Painting
1917–1931

De Stijl

Mondrian's grids of red, blue, yellow, and black contain only what De Stijl believed essential — and refused everything else.

NL  —  The Dutch movement (1917–1931) that pursued absolute purity in art and design through horizontal and vertical lines and primary colours

De Stijl is the dutch movement (1917–1931) that pursued absolute purity in art and design through horizontal and vertical lines and primary colours.
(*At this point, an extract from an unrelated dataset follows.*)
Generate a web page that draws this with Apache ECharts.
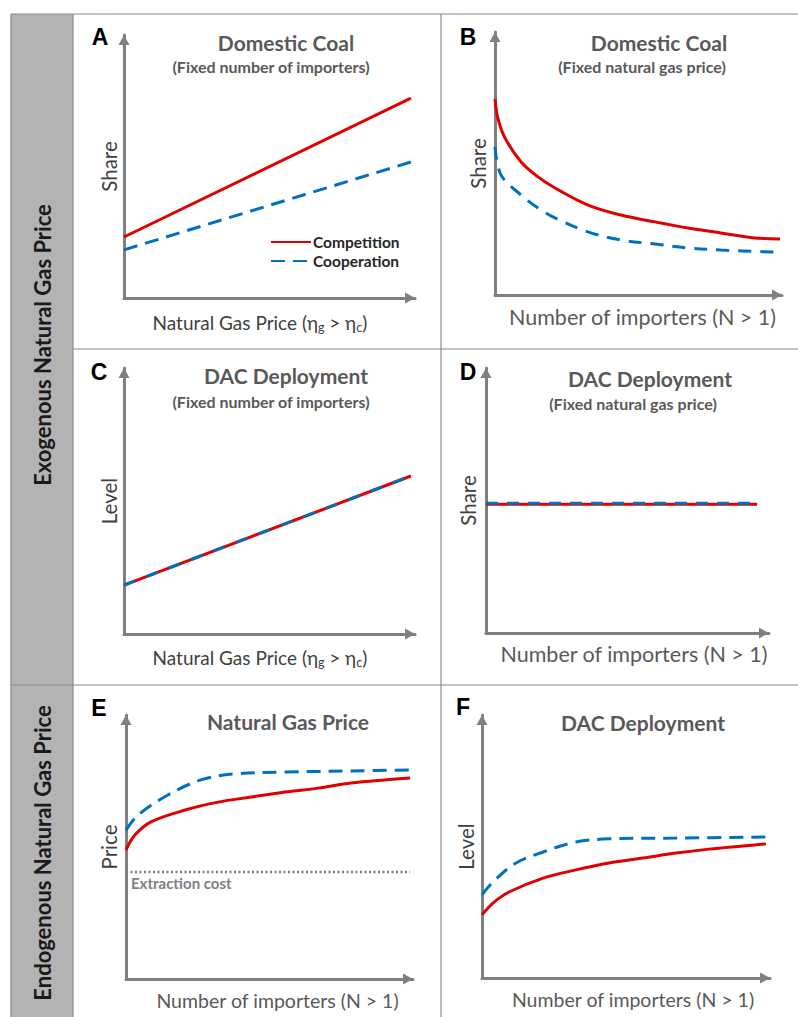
<!DOCTYPE html>
<html>
<head>
<meta charset="utf-8">
<script src="https://cdn.jsdelivr.net/npm/echarts@6/dist/echarts.min.js"></script>
<style>
html,body{margin:0;padding:0;background:#fff;}
#chart{width:798px;height:1017px;}
</style>
</head>
<body>
<div id="chart"></div>
<script>
// ---------------- DATA (abstract 0-100 units on both axes) ----------------
// Panel A: Domestic Coal vs natural gas price (fixed number of importers)
const aX = [0, 98.6];
const aCompetition = [23.2, 76.0];
const aCooperation = [18.3, 51.7];
// Panel B: Domestic Coal vs number of importers (fixed natural gas price)
const bXComp = [0, 1.0, 3.5, 9.1, 15.0, 20.9, 32.4, 43.9, 55.7, 67.2, 78.7, 90.6, 99.3];
const bCompetition = [74.5, 67.3, 59.7, 50.6, 44.9, 40.7, 34.2, 30.4, 27.8, 25.5, 23.6, 21.7, 21.3];
const bXCoop = [0, 2.1, 9.1, 15.0, 20.9, 32.4, 43.9, 55.7, 67.2, 78.7, 97.9];
const bCooperation = [56.3, 45.6, 38.0, 33.1, 29.3, 24.0, 20.9, 19.4, 17.9, 17.1, 16.3];
// Panel C: DAC deployment vs natural gas price
const cX = [0, 98.6];
const cCompetition = [18.4, 59.4];
const cCooperation = [18.4, 59.4];
// Panel D: DAC deployment vs number of importers
const dX = [0, 95.8];
const dCompetition = [48.6, 48.6];
const dCooperation = [49.0, 49.0];
// Panel E: Natural gas price (endogenous)
const eXComp = [0, 3.1, 8.7, 20.6, 32.1, 43.6, 55.4, 66.9, 78.4, 90.2, 99.0];
const eCompetition = [48.9, 54.5, 59.5, 64.0, 67.0, 68.9, 70.8, 72.3, 74.2, 75.4, 76.1];
const eXCoop = [0, 4.2, 14.6, 26.1, 38.0, 55.4, 78.4, 99.3];
const eCooperation = [56.4, 62.1, 69.7, 75.4, 77.7, 78.4, 78.8, 79.2];
const eExtractionX = [0, 99];
const eExtraction = [40.5, 40.5];
// Panel F: DAC deployment (endogenous)
const fXComp = [0, 3.8, 9.4, 21.2, 32.6, 44.1, 55.9, 67.4, 78.8, 90.6, 98.6];
const fCompetition = [24.0, 28.5, 32.7, 38.0, 41.1, 43.7, 45.6, 47.5, 49.0, 50.2, 51.0];
const fXCoop = [0, 3.8, 11.8, 21.2, 32.6, 44.1, 67.4, 98.6];
const fCooperation = [31.6, 36.5, 43.7, 47.9, 51.7, 52.9, 53.2, 53.6];

// Text
const seriesNames = ['Competition', 'Cooperation'];
const panelLetters = ['A', 'B', 'C', 'D', 'E', 'F'];
const panelTitles = ['Domestic Coal', 'Domestic Coal', 'DAC Deployment', 'DAC Deployment', 'Natural Gas Price', 'DAC Deployment'];
const panelSubtitles = ['(Fixed number of importers)', '(Fixed natural gas price)', '(Fixed number of importers)', '(Fixed natural gas price)', '', ''];
const yNames = ['Share', 'Share', 'Level', 'Share', 'Price', 'Level'];
const xNames = ['gas', 'importers', 'gas', 'importers', 'importers', 'importers'];
const rowLabels = ['Exogenous Natural Gas Price', 'Endogenous Natural Gas Price'];
const extractionLabel = 'Extraction cost';

// ---------------- LAYOUT ----------------
const FONT = 'Lato, "Open Sans", sans-serif';
const RED = '#e00000';
const BLUE = '#0070c0';
const AXIS = '#7f7f7f';
const grids = [
  {left: 124, top: 35, width: 291, height: 263},
  {left: 495, top: 32, width: 287, height: 263},
  {left: 124, top: 368, width: 291, height: 266},
  {left: 486, top: 368, width: 283, height: 265},
  {left: 126, top: 715, width: 287, height: 264},
  {left: 482, top: 715, width: 288, height: 263}
];
const xNameCfg = [
  {gap: 12, pad: [0, 19, 0, 0], size: 19},
  {gap: 11, pad: [0, 0, 0, 8], size: 21.5},
  {gap: 11, pad: [0, 19, 0, 0], size: 19},
  {gap: 10, pad: [0, 0, 0, 13], size: 21.5},
  {gap: 11, pad: [0, 0, 0, 16], size: 19.5},
  {gap: 11, pad: [0, 0, 0, 14], size: 19.5}
];
const yNameGap = [5, 7, 5, 8, 7, 6];
const titlePos = [[286, 42], [659, 42], [286, 375], [650, 378], [288, 721], [643, 722]];
const subPos = [[271, 66], [642, 66], [271, 401], [633, 403]];
const letterPos = [[100, 37], [468, 37], [99, 372], [468, 372], [99, 708], [463, 707]];

function xNameText(kind) {
  if (kind === 'gas') return '{n|Natural Gas Price (η}{s|g}{n| > η}{s|c}{n|)}';
  return 'Number of importers (N > 1)';
}

const xAxes = grids.map((g, i) => ({
  type: 'value', gridIndex: i, min: 0, max: 100,
  axisLine: {show: true, symbol: ['none', 'triangle'], symbolSize: [11, 10], symbolOffset: [0, -5],
    lineStyle: {color: AXIS, width: 3}},
  axisTick: {show: false}, axisLabel: {show: false}, splitLine: {show: false},
  name: xNameText(xNames[i]), nameLocation: 'middle', nameGap: xNameCfg[i].gap,
  nameTextStyle: {
    fontFamily: FONT, fontSize: xNameCfg[i].size, color: i % 2 === 1 || i >= 4 ? '#595959' : '#404040',
    padding: xNameCfg[i].pad,
    rich: {
      n: {fontFamily: FONT, fontSize: xNameCfg[i].size, color: '#404040', lineHeight: 24},
      s: {fontFamily: FONT, fontSize: 12.5, color: '#404040', lineHeight: 15, verticalAlign: 'bottom'}
    }
  }
}));
const yAxes = grids.map((g, i) => ({
  type: 'value', gridIndex: i, min: 0, max: 100,
  axisLine: {show: true, symbol: ['none', 'triangle'], symbolSize: [11, 10], symbolOffset: [0, -5],
    lineStyle: {color: AXIS, width: 3}},
  axisTick: {show: false}, axisLabel: {show: false}, splitLine: {show: false},
  name: yNames[i], nameLocation: 'middle', nameGap: yNameGap[i],
  nameTextStyle: {fontFamily: FONT, fontSize: 20.5, color: '#404040'}
}));

function pairs(xs, ys) { return xs.map((x, k) => [x, ys[k]]); }

function compSeries(gi, xs, ys, smooth) {
  return {type: 'line', name: seriesNames[0], xAxisIndex: gi, yAxisIndex: gi,
    data: pairs(xs, ys), symbol: 'none', smooth: smooth,
    lineStyle: {color: RED, width: 3}, itemStyle: {color: RED}, z: 3, silent: true};
}
function coopSeries(gi, xs, ys, smooth, dash) {
  return {type: 'line', name: seriesNames[1], xAxisIndex: gi, yAxisIndex: gi,
    data: pairs(xs, ys), symbol: 'none', smooth: smooth,
    lineStyle: {color: BLUE, width: 3, type: dash || [14, 8]}, itemStyle: {color: BLUE}, z: 4, silent: true};
}

const SM = 0.35;
const series = [
  compSeries(0, aX, aCompetition, false),
  coopSeries(0, aX, aCooperation, false),
  compSeries(1, bXComp, bCompetition, SM),
  coopSeries(1, bXCoop, bCooperation, SM, [13, 9]),
  compSeries(2, cX, cCompetition, false),
  coopSeries(2, cX, cCooperation, false, [12, 12]),
  compSeries(3, dX, dCompetition, false),
  coopSeries(3, dX, dCooperation, false, [12, 9]),
  compSeries(4, eXComp, eCompetition, SM),
  coopSeries(4, eXCoop, eCooperation, SM),
  compSeries(5, fXComp, fCompetition, SM),
  coopSeries(5, fXCoop, fCooperation, SM),
  {type: 'line', name: extractionLabel, xAxisIndex: 4, yAxisIndex: 4, silent: true,
    symbol: 'circle', symbolSize: 2, showSymbol: true, itemStyle: {color: 'rgba(0,0,0,0)'},
    data: pairs(eExtractionX, eExtraction).map((p, k) => k === 0 ? {value: p, label: {
      show: true, formatter: extractionLabel, position: 'bottom', align: 'left', distance: 2, offset: [5, 0],
      fontFamily: FONT, fontSize: 15, fontWeight: 'bold', color: '#7f7f7f'}} : p),
    lineStyle: {color: '#7f7f7f', width: 2.5, type: [2, 2.5]}, z: 2}
];

// frame graphics
const LINE = '#8a8a8a';
const graphics = [
  {type: 'rect', shape: {x: 11, y: 14, width: 62, height: 1010}, style: {fill: '#b3b3b3'}, silent: true},
  {type: 'line', shape: {x1: 11, y1: 14, x2: 798, y2: 14}, style: {stroke: LINE, lineWidth: 1.2}},
  {type: 'line', shape: {x1: 11, y1: 14, x2: 11, y2: 1017}, style: {stroke: LINE, lineWidth: 1.2}},
  {type: 'line', shape: {x1: 73, y1: 14, x2: 73, y2: 1017}, style: {stroke: LINE, lineWidth: 1.2}},
  {type: 'line', shape: {x1: 441, y1: 14, x2: 441, y2: 1017}, style: {stroke: LINE, lineWidth: 1.2}},
  {type: 'line', shape: {x1: 73, y1: 349, x2: 798, y2: 349}, style: {stroke: LINE, lineWidth: 1.2}},
  {type: 'line', shape: {x1: 11, y1: 685, x2: 798, y2: 685}, style: {stroke: LINE, lineWidth: 1.2}},
  {type: 'text', x: 42, y: 345, rotation: Math.PI / 2,
    style: {text: rowLabels[0], align: 'center', verticalAlign: 'middle', fontFamily: FONT, fontSize: 22, fontWeight: 'bold', fill: '#1a1a1a'}},
  {type: 'text', x: 42, y: 853, rotation: Math.PI / 2,
    style: {text: rowLabels[1], align: 'center', verticalAlign: 'middle', fontFamily: FONT, fontSize: 22, fontWeight: 'bold', fill: '#1a1a1a'}}
];
panelLetters.forEach((l, i) => graphics.push({type: 'text', x: letterPos[i][0], y: letterPos[i][1],
  style: {text: l, align: 'center', verticalAlign: 'middle', fontFamily: 'Liberation Sans, Arial, sans-serif', fontSize: 23, fontWeight: 'bold', fill: '#000'}}));
panelTitles.forEach((t, i) => graphics.push({type: 'text', x: titlePos[i][0], y: titlePos[i][1],
  style: {text: t, align: 'center', verticalAlign: 'middle', fontFamily: FONT, fontSize: 21, fontWeight: 'bold', fill: '#595959'}}));
panelSubtitles.forEach((t, i) => { if (t) graphics.push({type: 'text', x: subPos[i][0], y: subPos[i][1],
  style: {text: t, align: 'center', verticalAlign: 'middle', fontFamily: FONT, fontSize: 16, fontWeight: 'bold', fill: '#595959'}}); });

const chart = echarts.init(document.getElementById('chart'), null, {renderer: 'svg', width: 798, height: 1017});
chart.setOption({
  backgroundColor: '#fff',
  animation: false,
  grid: grids.map(g => Object.assign({containLabel: false}, g)),
  xAxis: xAxes,
  yAxis: yAxes,
  legend: {
    data: seriesNames, orient: 'vertical', left: 265, top: 229, itemWidth: 40, itemHeight: 20, itemGap: 3,
    itemStyle: {opacity: 0},
    textStyle: {fontFamily: FONT, fontSize: 15.5, fontWeight: 'bold', color: '#262626', padding: [0, 0, 0, -3]},
    selectedMode: false
  },
  series: series,
  graphic: graphics
});
</script>
</body>
</html>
De Stijl ('The Style') was founded in the Netherlands in 1917 by the painter and theorist Theo van Doesburg, who edited the journal of the same name from 1917 to 1931. The movement's most famous artist was Piet Mondrian, who from around 1920 reduced his painting to a vocabulary of horizontal and vertical black lines, white grounds, and rectangles of pure red, blue, and yellow. Mondrian called this 'Neo-Plasticism' and considered it not merely a style but a path to spiritual and social harmony — pure relationships unencumbered by any reference to nature, individual expression, or accident. Other De Stijl artists included the painter Bart van der Leck and the designers and architects Gerrit Rietveld (whose 'Red and Blue Chair' of 1917 and Schröder House of 1924 in Utrecht translated De Stijl into furniture and architecture) and J. J. P. Oud. The movement fractured in the late 1920s when Van Doesburg introduced the diagonal — a heresy Mondrian could not accept. De Stijl's influence on the Bauhaus, on International Style architecture, and on later abstract painting was enormous.